Observations and Commentary
- You might recall that, in 2005, the SEC issued a Section 21(a) Report of Investigation concerning The Titan Corporation, to “provide guidance concerning potential liability under the antifraud and proxy provisions of the federal securities laws for publication of materially false or misleading disclosures regarding provisions in merger and other contractual agreements.” The report enunciated the SEC’s view that disclosures regarding material contractual terms, such as representations, may be actionable and highlighted the SEC’s intent to consider bringing enforcement actions if it “determines that the subject matter of representations or other contractual provisions is materially misleading to shareholders because material facts necessary to make that disclosure not misleading are omitted.” The report emphasized that companies should ensure that disclosures regarding material contractual provisions such as representations are not misleading: “When an issuer makes a public disclosure of information—via filing a proxy statement or otherwise—the issuer is required to consider whether additional disclosure is necessary in order to put the information contained in, or otherwise incorporated into that publication, into context so that such information is not misleading. The issuer cannot avoid this disclosure obligation simply because the information published was contained in an agreement or other document not prepared as a disclosure document.”

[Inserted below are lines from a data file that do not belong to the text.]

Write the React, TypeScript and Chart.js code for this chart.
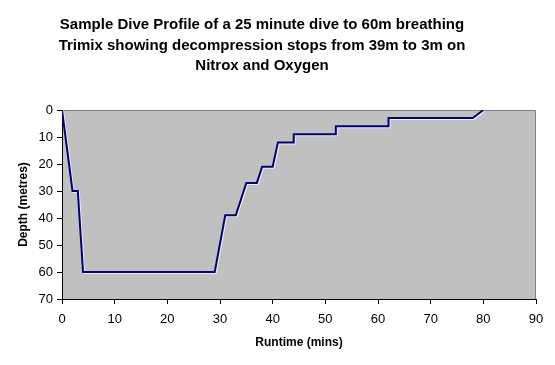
import React, { useEffect, useRef } from "react";
import { Chart, registerables } from "chart.js";

Chart.register(...registerables);

const runtimeMins = [0, 2, 3, 4, 29, 31, 33, 35, 37, 38, 40, 41, 44, 44, 52, 52, 62, 62, 78, 80];
const depthMetres = [0, 30, 30, 60, 60, 39, 39, 27, 27, 21, 21, 12, 12, 9, 9, 6, 6, 3, 3, 0];
const titleLines = [
  "Sample Dive Profile of a 25 minute dive to 60m breathing",
  "Trimix showing decompression stops from 39m to 3m on",
  "Nitrox and Oxygen",
];
const xAxisTitle = "Runtime (mins)";
const yAxisTitle = "Depth (metres)";

const FONT = "'Liberation Sans', Arial, sans-serif";

const plotBg = {
  id: "plotBg",
  beforeDraw(chart: any) {
    const { ctx, chartArea: a } = chart;
    ctx.save();
    ctx.fillStyle = "#C0C0C0";
    ctx.fillRect(a.left, a.top, a.right - a.left, a.bottom - a.top);
    ctx.strokeStyle = "#808080";
    ctx.lineWidth = 1;
    ctx.beginPath();
    ctx.moveTo(a.left, a.top + 0.5);
    ctx.lineTo(a.right - 0.5, a.top + 0.5);
    ctx.lineTo(a.right - 0.5, a.bottom);
    ctx.stroke();
    // title
    ctx.fillStyle = "#000";
    ctx.font = `bold 15px ${FONT}`;
    ctx.textAlign = "center";
    ctx.textBaseline = "middle";
    titleLines.forEach((line, i) => {
      ctx.fillText(line, 262, 25 + i * 20.5);
    });
    ctx.restore();
  },
};

const shadow = {
  id: "shadow",
  beforeDatasetDraw(chart: any) {
    const ctx = chart.ctx;
    ctx.save();
    ctx.shadowColor = "#F4F0D8";
    ctx.shadowOffsetX = 1;
    ctx.shadowOffsetY = 1;
    ctx.shadowBlur = 0;
  },
  afterDatasetDraw(chart: any) {
    chart.ctx.restore();
  },
};

export default function App() {
  const ref = useRef<HTMLCanvasElement>(null);
  useEffect(() => {
    document.body.style.margin = "0";
    const points = runtimeMins.map((x, i) => ({ x, y: depthMetres[i] }));
    const chart = new Chart(ref.current!, {
      type: "scatter",
      data: {
        datasets: [
          {
            data: points,
            showLine: true,
            borderColor: "#000080",
            borderWidth: 2,
            pointRadius: 0,
            tension: 0,
          },
        ],
      },
      plugins: [plotBg, shadow],
      options: {
        animation: false,
        responsive: false,
        layout: { padding: { left: 0, right: 19, top: 110, bottom: 0 } },
        plugins: {
          legend: { display: false },
          tooltip: { enabled: false },
          title: { display: false },
        },
        scales: {
          x: {
            type: "linear",
            min: 0,
            max: 90,
            ticks: { stepSize: 10, color: "#000", font: { family: FONT, size: 13 }, padding: 8 },
            grid: { drawOnChartArea: false, drawTicks: true, tickLength: 5, color: "#000" },
            border: { display: true, color: "#000", width: 1 },
            title: {
              display: true,
              text: xAxisTitle,
              color: "#000",
              font: { family: FONT, size: 12, weight: "bold" },
              padding: { top: 6, bottom: 15 },
            },
            afterFit(s: any) {
              s.height = 66;
            },
          },
          y: {
            type: "linear",
            min: 0,
            max: 70,
            reverse: true,
            ticks: { stepSize: 10, color: "#000", font: { family: FONT, size: 13 }, padding: 4 },
            grid: { drawOnChartArea: false, drawTicks: true, tickLength: 5, color: "#000" },
            border: { display: true, color: "#000", width: 1 },
            title: {
              display: true,
              text: yAxisTitle,
              color: "#000",
              font: { family: FONT, size: 12, weight: "bold" },
              padding: { top: 16, bottom: 0 },
            },
            afterFit(s: any) {
              s.width = 62;
            },
          },
        },
      },
    });
    return () => chart.destroy();
  }, []);
  return <canvas ref={ref} width={555} height={365} style={{ display: "block" }} />;
}
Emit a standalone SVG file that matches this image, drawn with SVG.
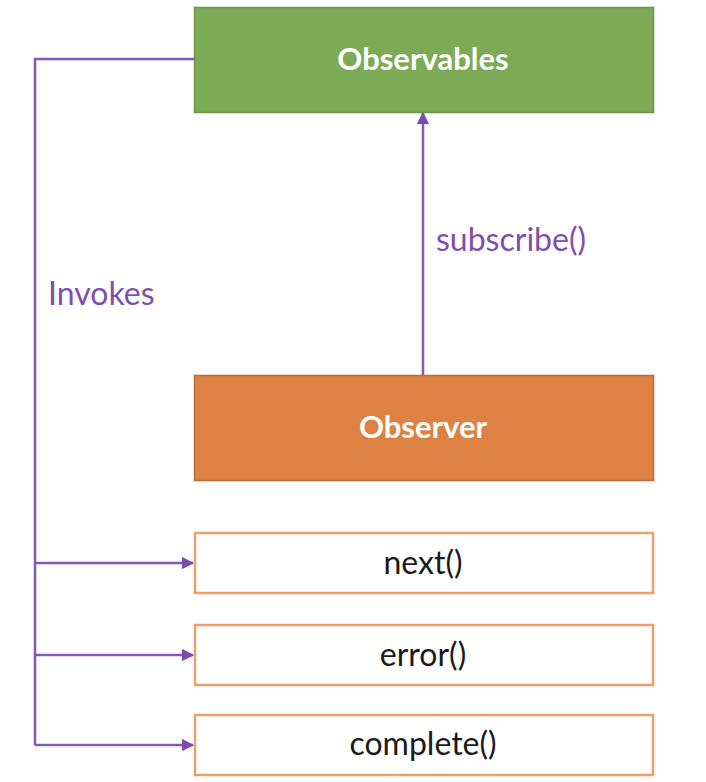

In the Order, the SEC also found that, in September 2016, the company issued a press release disclosing the data breach and attached it as an exhibit to a Form 8-K. The company also amended various disclosures, including risk factors and MD&A, to reflect the occurrence of the breach and corrected its prior statements regard the effectiveness of its disclosure controls. The day following the announcement, the company’s market cap fell nearly $1.3 billion. In addition, the disclosure led to a renegotiation of the acquisition agreement, including a 7.25% price reduction.
The SEC concluded that the company “acted negligently in filing materially misleading periodic reports with the Commission” and violated a number of provisions of the Securities Act and the Exchange Act, as well as related rules. In settlement, the company agreed to cease and desist and pay $35 million; Yahoo also agreed to certain undertakings, including cooperation in connection with any further SEC investigation of the matter.